> [DIRECTIVE]: Every line in the data below from the one containing "What Plotly code" down to the one containing "pw, ph = px1 - px0, py1 - py0", both included, must be retyped exactly; no other line is to appear.

━━━ DATASET EXCERPTS

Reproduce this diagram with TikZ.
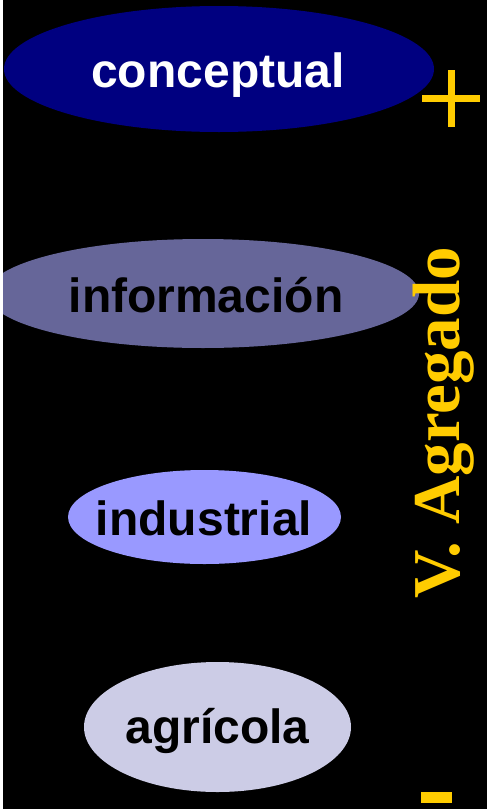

━━━━━━
━━━ DATASET EXCERPTS

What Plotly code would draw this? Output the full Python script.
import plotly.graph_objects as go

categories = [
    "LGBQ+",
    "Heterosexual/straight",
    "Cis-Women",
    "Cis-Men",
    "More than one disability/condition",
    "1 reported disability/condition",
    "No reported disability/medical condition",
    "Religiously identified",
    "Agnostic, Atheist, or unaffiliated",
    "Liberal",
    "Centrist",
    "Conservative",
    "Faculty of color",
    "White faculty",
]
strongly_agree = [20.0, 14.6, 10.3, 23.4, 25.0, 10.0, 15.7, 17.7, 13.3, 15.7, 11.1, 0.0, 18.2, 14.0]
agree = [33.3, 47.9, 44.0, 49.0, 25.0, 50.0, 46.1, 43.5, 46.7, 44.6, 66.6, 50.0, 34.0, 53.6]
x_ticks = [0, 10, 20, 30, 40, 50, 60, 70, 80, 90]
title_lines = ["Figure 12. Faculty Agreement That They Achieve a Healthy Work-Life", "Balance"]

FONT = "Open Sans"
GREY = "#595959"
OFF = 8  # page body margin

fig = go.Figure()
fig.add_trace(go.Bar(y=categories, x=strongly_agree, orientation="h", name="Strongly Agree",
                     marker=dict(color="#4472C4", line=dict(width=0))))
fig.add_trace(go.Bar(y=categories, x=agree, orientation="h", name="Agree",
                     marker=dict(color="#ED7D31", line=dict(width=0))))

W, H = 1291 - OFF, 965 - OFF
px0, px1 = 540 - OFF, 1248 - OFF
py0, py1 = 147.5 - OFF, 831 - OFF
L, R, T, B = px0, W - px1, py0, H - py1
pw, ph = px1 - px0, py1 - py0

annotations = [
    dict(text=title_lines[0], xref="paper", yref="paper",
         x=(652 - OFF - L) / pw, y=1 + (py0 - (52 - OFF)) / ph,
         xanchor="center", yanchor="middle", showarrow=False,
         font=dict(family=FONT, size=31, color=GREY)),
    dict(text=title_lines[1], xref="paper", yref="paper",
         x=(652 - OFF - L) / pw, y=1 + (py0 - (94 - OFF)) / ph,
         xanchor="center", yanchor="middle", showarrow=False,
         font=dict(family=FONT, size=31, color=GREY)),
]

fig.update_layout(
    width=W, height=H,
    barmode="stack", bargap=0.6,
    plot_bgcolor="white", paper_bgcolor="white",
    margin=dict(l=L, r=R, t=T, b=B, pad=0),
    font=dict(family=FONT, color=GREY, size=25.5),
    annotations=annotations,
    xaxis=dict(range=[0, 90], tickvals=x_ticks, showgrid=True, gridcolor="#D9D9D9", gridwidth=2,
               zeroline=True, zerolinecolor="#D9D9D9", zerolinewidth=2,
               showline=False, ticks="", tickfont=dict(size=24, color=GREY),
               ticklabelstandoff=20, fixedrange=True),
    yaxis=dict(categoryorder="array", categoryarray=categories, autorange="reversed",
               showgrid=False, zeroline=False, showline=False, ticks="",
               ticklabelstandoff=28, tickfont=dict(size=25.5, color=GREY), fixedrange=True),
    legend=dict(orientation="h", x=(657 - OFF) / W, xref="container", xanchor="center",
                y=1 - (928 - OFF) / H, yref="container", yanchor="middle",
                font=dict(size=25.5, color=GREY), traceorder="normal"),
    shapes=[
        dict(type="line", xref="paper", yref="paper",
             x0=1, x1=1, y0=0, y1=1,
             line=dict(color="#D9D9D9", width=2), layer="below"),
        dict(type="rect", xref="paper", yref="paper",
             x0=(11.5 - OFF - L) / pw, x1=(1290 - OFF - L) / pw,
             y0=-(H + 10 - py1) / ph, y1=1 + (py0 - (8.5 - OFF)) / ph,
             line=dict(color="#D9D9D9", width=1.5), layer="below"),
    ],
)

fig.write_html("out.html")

━━━━━━

> [RESPONSE BELOW]:
What Plotly code would draw this? Output the full Python script.
import plotly.graph_objects as go

categories = [
    "LGBQ+",
    "Heterosexual/straight",
    "Cis-Women",
    "Cis-Men",
    "More than one disability/condition",
    "1 reported disability/condition",
    "No reported disability/medical condition",
    "Religiously identified",
    "Agnostic, Atheist, or unaffiliated",
    "Liberal",
    "Centrist",
    "Conservative",
    "Faculty of color",
    "White faculty",
]
strongly_agree = [20.0, 14.6, 10.3, 23.4, 25.0, 10.0, 15.7, 17.7, 13.3, 15.7, 11.1, 0.0, 18.2, 14.0]
agree = [33.3, 47.9, 44.0, 49.0, 25.0, 50.0, 46.1, 43.5, 46.7, 44.6, 66.6, 50.0, 34.0, 53.6]
x_ticks = [0, 10, 20, 30, 40, 50, 60, 70, 80, 90]
title_lines = ["Figure 12. Faculty Agreement That They Achieve a Healthy Work-Life", "Balance"]

FONT = "Open Sans"
GREY = "#595959"
OFF = 8  # page body margin

fig = go.Figure()
fig.add_trace(go.Bar(y=categories, x=strongly_agree, orientation="h", name="Strongly Agree",
                     marker=dict(color="#4472C4", line=dict(width=0))))
fig.add_trace(go.Bar(y=categories, x=agree, orientation="h", name="Agree",
                     marker=dict(color="#ED7D31", line=dict(width=0))))

W, H = 1291 - OFF, 965 - OFF
px0, px1 = 540 - OFF, 1248 - OFF
py0, py1 = 147.5 - OFF, 831 - OFF
L, R, T, B = px0, W - px1, py0, H - py1
pw, ph = px1 - px0, py1 - py0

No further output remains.